Turn up the flame

With seasoning and a little elbow grease, antique cast-iron cookware can sear, blacken and brown


The shelves in my kitchen are heavy with expensive new cookware like All-Clad, Calphalon and Le Creuset, but the most useful pan in the house wasn't purchased at a fancy kitchen store. Several years ago, I bought my antique cast-iron skillet -- caked in grime, with a little rust -- at a thrift shop in Hampden for $10.

I knew that with some cleaning and careful seasoning, I would have a treasure on my hands. Griswold, a long-defunct Pennsylvania ironworks, made my skillet in the late 1800s, when Griswold's foundries were turning out high-quality cookware.

Collectors of cast iron might pay as much as $65 for a pan like this, but in my home it's priceless: With it, I cook eggs for my son in the morning, grilled cheese for my wife at lunch and stir-fried vegetables, tortillas or fried chicken for the whole family at night. Comfort foods like corn bread, hash browns, pancakes and slow-cooked bacon are right at home in iron blackened from years of use.

Nostalgia and the appeal of old-style cooking have led to a revival in classic cast-iron cookware. Nothing sears, blackens or browns quite like it. A well-seasoned pan will be as nonstick as any chemically coated pan. Chemicals in nonstick coatings, which imitate a seasoned skillet's slick surface, have come under scrutiny recently as possible carcinogens, according to the Environmental Protection Agency.

Cast iron excels at high temperatures, where nonstick coatings might break down. At the Oregon Grille in Hunt Valley, chef Mark Henry says a cast-iron skillet is on the fire all the time for meats ordered seared, blackened or Pittsburgh style -- that is, charred on the outside and rare on the inside.

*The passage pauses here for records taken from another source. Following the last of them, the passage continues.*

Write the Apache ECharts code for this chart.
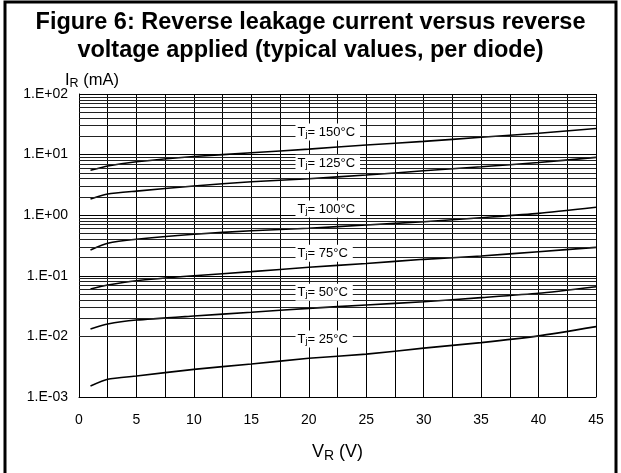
<!DOCTYPE html>
<html>
<head>
<meta charset="utf-8">
<script src="https://cdn.jsdelivr.net/npm/echarts@6/dist/echarts.min.js"></script>
<style>html,body{margin:0;padding:0;background:#fff}#c{width:621px;height:473px}</style>
</head>
<body>
<div id="c"></div>
<script>
// ---- data ----
const vr = [1, 2.5, 5, 10, 15, 20, 25, 30, 35, 40, 45];
const t150 = [5.5, 6.5, 7.6, 9.3, 10.7, 12.3, 14.4, 16.5, 19.3, 22.5, 27];
const t125 = [1.85, 2.24, 2.5, 3.03, 3.57, 4.0, 4.6, 5.4, 6.3, 7.4, 9.0];
const t100 = [0.267, 0.344, 0.40, 0.484, 0.555, 0.608, 0.69, 0.78, 0.91, 1.07, 1.35];
const t75 = [0.0605, 0.0705, 0.083, 0.10, 0.117, 0.138, 0.16, 0.187, 0.212, 0.25, 0.295];
const t50 = [0.0132, 0.016, 0.0186, 0.0217, 0.025, 0.029, 0.033, 0.0374, 0.0436, 0.0514, 0.066];
const t25 = [0.00152, 0.00196, 0.00222, 0.00286, 0.0035, 0.00435, 0.0051, 0.0064, 0.0079, 0.0102, 0.0145];
const tempLabels = ['150', '125', '100', '75', '50', '25'];
const yTickLabels = ['1.E-03', '1.E-02', '1.E-01', '1.E+00', '1.E+01', '1.E+02'];
const xTickLabels = ['0', '5', '10', '15', '20', '25', '30', '35', '40', '45'];
const minorMultipliers = [2, 3, 4, 5, 6, 7, 8, 9];
const decades = [0.001, 0.01, 0.1, 1, 10];

const FONT = 'Liberation Sans, Arial, Helvetica, sans-serif';
const seriesData = [t150, t125, t100, t75, t50, t25];
const labelAnchorY = [23.6, 7.2, 1.26, 0.235, 0.0534, 0.00906];

const minorLines = [];
decades.forEach(d => minorMultipliers.forEach(m => minorLines.push({ yAxis: d * m })));

const chart = echarts.init(document.getElementById('c'), null, { renderer: 'canvas' });

const series = [{
  type: 'line', data: [], z: 1, silent: true,
  markLine: {
    silent: true, symbol: ['none', 'none'], animation: false,
    label: { show: false },
    lineStyle: { color: '#222', width: 1, type: 'solid' },
    data: minorLines
  }
}];
seriesData.forEach((arr, i) => {
  series.push({
    type: 'line', name: tempLabels[i], z: 3,
    data: vr.map((v, k) => [v, arr[k]]),
    showSymbol: false, smooth: 0.2,
    lineStyle: { color: '#000', width: 1.6 },
    animation: false,
    markPoint: {
      symbol: 'rect', symbolSize: 1, animation: false,
      itemStyle: { color: 'rgba(0,0,0,0)' },
      label: {
        show: true, position: 'right', distance: 0,
        backgroundColor: '#fff', padding: [1, 5, 1, 2],
        formatter: '{t|T}{j|j}{t|= ' + tempLabels[i] + '°C}',
        rich: {
          t: { fontFamily: FONT, fontSize: 13, color: '#000', lineHeight: 15 },
          j: { fontFamily: FONT, fontSize: 9.5, color: '#000', lineHeight: 15, verticalAlign: 'bottom', padding: [5, 0, 0, 0] }
        }
      },
      data: [{ coord: [18.8, labelAnchorY[i]] }]
    }
  });
});
// V = 20 grid line drawn over the labels, as in the reference
series.push({
  type: 'line', data: [], z: 5, silent: true,
  markLine: {
    silent: true, symbol: ['none', 'none'], animation: false,
    label: { show: false },
    lineStyle: { color: '#000', width: 1, type: 'solid' },
    data: [{ xAxis: 20 }]
  }
});

const option = {
  animation: false,
  backgroundColor: '#fff',
  title: {
    text: 'Figure 6: Reverse leakage current versus reverse\nvoltage applied (typical values, per diode)',
    left: 'center', top: 4,
    textStyle: { fontFamily: FONT, fontSize: 23.5, fontWeight: 'bold', color: '#000', lineHeight: 28 }
  },
  grid: { left: 79, right: 25, top: 94, bottom: 76 },
  xAxis: {
    type: 'value', min: 0, max: 45, interval: 2.5,
    axisLine: { show: true, lineStyle: { color: '#000', width: 1 } },
    axisTick: { show: false },
    splitLine: { show: true, lineStyle: { color: '#000', width: 1 } },
    axisLabel: {
      fontFamily: FONT, fontSize: 14, color: '#000', margin: 16,
      formatter: function (v) { const idx = xTickLabels.indexOf(String(v)); return idx >= 0 ? xTickLabels[idx] : ''; }
    },
    name: '{a|V}{b|R}{a| (V)}', nameLocation: 'middle', nameGap: 44,
    nameTextStyle: {
      rich: {
        a: { fontFamily: FONT, fontSize: 18, color: '#000', lineHeight: 22 },
        b: { fontFamily: FONT, fontSize: 14, color: '#000', lineHeight: 22, verticalAlign: 'bottom', padding: [6, 0, 0, 0] }
      }
    }
  },
  yAxis: {
    type: 'log', logBase: 10, min: 0.001, max: 100,
    axisLine: { show: true, lineStyle: { color: '#000', width: 1 } },
    axisTick: { show: false },
    splitLine: { show: true, lineStyle: { color: '#000', width: 1 } },
    axisLabel: {
      fontFamily: FONT, fontSize: 14, color: '#000', margin: 11,
      formatter: function (v, i) { return yTickLabels[i]; }
    }
  },
  graphic: [
    {
      type: 'rect', silent: true, z: 100,
      shape: { x: 5, y: 2, width: 611, height: 480 },
      style: { fill: 'none', stroke: '#000', lineWidth: 3 }
    },
    {
      type: 'text', left: 65, top: 71, silent: true,
      style: {
        text: '{a|I}{b|R}{a| (mA)}',
        rich: {
          a: { fontFamily: FONT, fontSize: 16.5, fill: '#000', lineHeight: 20 },
          b: { fontFamily: FONT, fontSize: 12.5, fill: '#000', lineHeight: 20, verticalAlign: 'bottom', padding: [6, 0, 0, 0] }
        }
      }
    }
  ],
  series: series
};
chart.setOption(option);
</script>
</body>
</html>
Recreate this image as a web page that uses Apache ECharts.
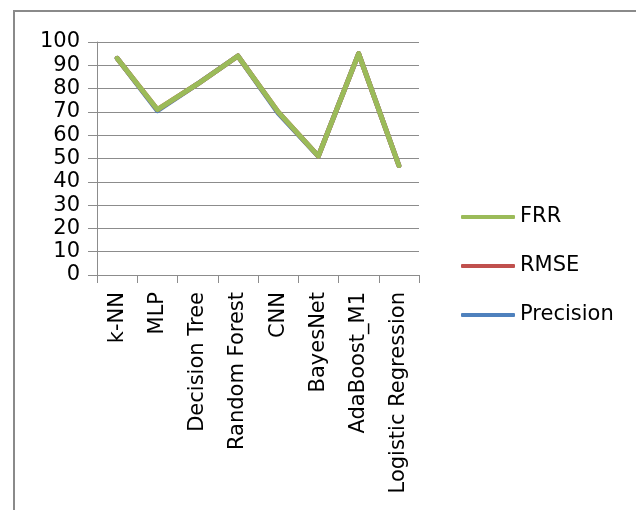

"I'll use cast-iron pans the same way at home," he says. "You can use them in ways that most people don't think of. On a cold night you can put it in the fireplace -- right in the fire, to get it white-hot, then sear steaks."

I'll admit I initially got into old cast-iron pans for reasons far less culinary: I thought they looked cool -- especially Griswolds, with their elaborate designs on their undersides.

I began looking for cast-iron pans at thrift shops, garage sales and relatives' houses. I cleaned them up and gave them to friends, often as wedding gifts. The pans are a great way to start a life together, and they will last longer than some marriages.

Collecting old cast iron is "an Americana thing," says David Smith, a collector, dealer and historian of cast-iron cookware who lives in upstate New York.

Smith, who is known as the Pan Man on his Web site, owns some 600 pieces of cast iron. He says some old cast-iron cookware fetches huge sums among collectors.

The most rare and valuable cast-iron pan is a Griswold with a spider on a web engraved on the bottom. "I know a gal in Alaska who bought a Griswold spider skillet for her husband for $2,000 so she could cook him breakfast on Christmas Day," Smith says.

Most manufacturers of antique pans -- like Griswold and Wagner -- went out of business decades ago, when aluminum and porcelainized steel cookware started becoming trendy in kitchens.

Lodge, based in Tennessee, is the last remaining American maker of cast-iron skillets. You can buy its pans at most kitchen stores for around $20.

But for collectors, there is nothing like the old stuff. Smith says antique cast-iron pans perform better on the stove top than newer ones. "The quality of the iron is better and their finishing is better," he says.

New pans have rough surfaces, straight from the sand mold. But the old iron craftsmen used to grind and polish the cooking surfaces of pans, which opens up the pores in iron and makes the pans easier to season, Smith says. "Some skillets are as smooth as glass on the inside, and they are very lightweight," he says. "You can find these great old skillets everywhere."

Collectors and connoisseurs learn to look for brand names of companies long vanished, like Wagner, Griswold, Wapak and Favorite. Collectible cast iron can be found online, on eBay and auctioneers' sites, but you might pay more for the pans and a hefty price for shipping a hunk of iron across the country.

Many old pans found at thrift shops and garage sales wear their history like a skin -- covered in a thick coat of carbonized, baked-on grease. Often a great pan hides underneath that grime.

But do look carefully before you buy. Inspect pans for damage and defects, and walk away from any that are cracked, warped or severely pitted with rust on the cooking surface. They aren't salvageable.

In the years I've been buying cast iron, I've found ways to get the gunk off and start over with a fresh seasoning. You'll need a few plastic bags, rubber gloves and protective eyewear, plain green scouring pads, a utility knife, paper towels and original Easy-Off, which comes in a yellow can. And you'll need a place where you can get messy. The active ingredient in Easy-Off is lye, which is caustic, so don your gloves and eyewear.